I find myself having completed a curious circle this year. Tonight we put our Yule decorations around the house. As boxes were unpacked I found myself holding a thing which seemed last year a remnant of things that no longer had meaning for me: a blown glass angel.
We have used this angel as a tree topper for several years. It's wonderful, and I must admit that my inner squirrel is oh-so-delighted with the shiny glass, especially when it is illuminated. However, as my family drew away from the Christian traditions of our collective childhoods and closer to to celebrating the natural cycle of the Wheel of the Year, we began to feel the angel represented a deity that no worked for us. I wanted to return to the star on the tree top that I had as a child, unknowing in my innocence that my own parents were more Pagan in their leanings than I could have imagined.
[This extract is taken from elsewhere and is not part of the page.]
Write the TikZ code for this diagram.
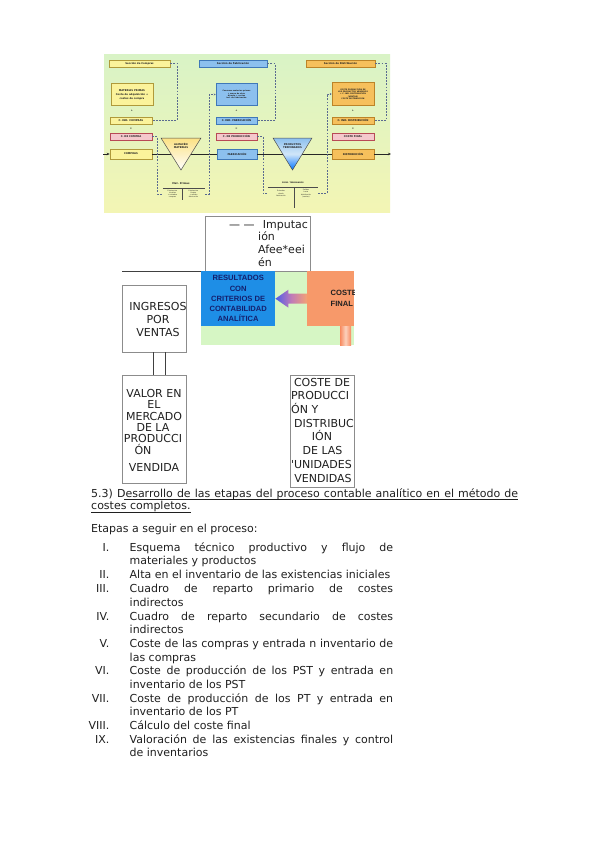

We've had the a lovely star on our tree top now for the past few years, and the angel has sat as a decoration in another part of the house. I don't think we even unpacked the angel last year. It just didn't seem to experess our feelings about this season.
In the past year so much has changed for me. Growth has occurred that I could not have anticipated and yet is somehow the culmination of all my life at the same time. I found an inner light that fires my will, that inspires me to stand tall and reach out from a place of strength that I did not know I possesed. I found a love that I had only glimpsed somewhere in my dreams. Through this Light I even found healing for familial wounds that I thought I'd never forgive. I am learning to live, really live, with a love that fills me to overflowing. It is sometimes painful, always joyful, and I want others to see this Light and also desire to live in Love with all their being. There is no greater gift to give or receive...and I understand now that no one, not one single other being, can take this away from me or anyone. It shines down from the stars, and we are made of stars. There is no difference, there is no distance, it is here, now, within each of us.
As I unpacked the angel I was struck by the Light reflected through Her. I saw the Light Being He represents, not the cultural connotations that I turned from earlier on this journey. My inner starlight leapt and my heart cried out that this, this is the same Light, One Light, shining forth. There is no separation and yet a racous celebration of all that makes us unique. And so I have come Full Circle, Light to Light, Love to Love, and my eyes filled with tears as my heart overflowed with Joy.
Let there be Light. Let yourselves be never ending Light. Lux Aeterna! Yah Fatah, The Way is Open!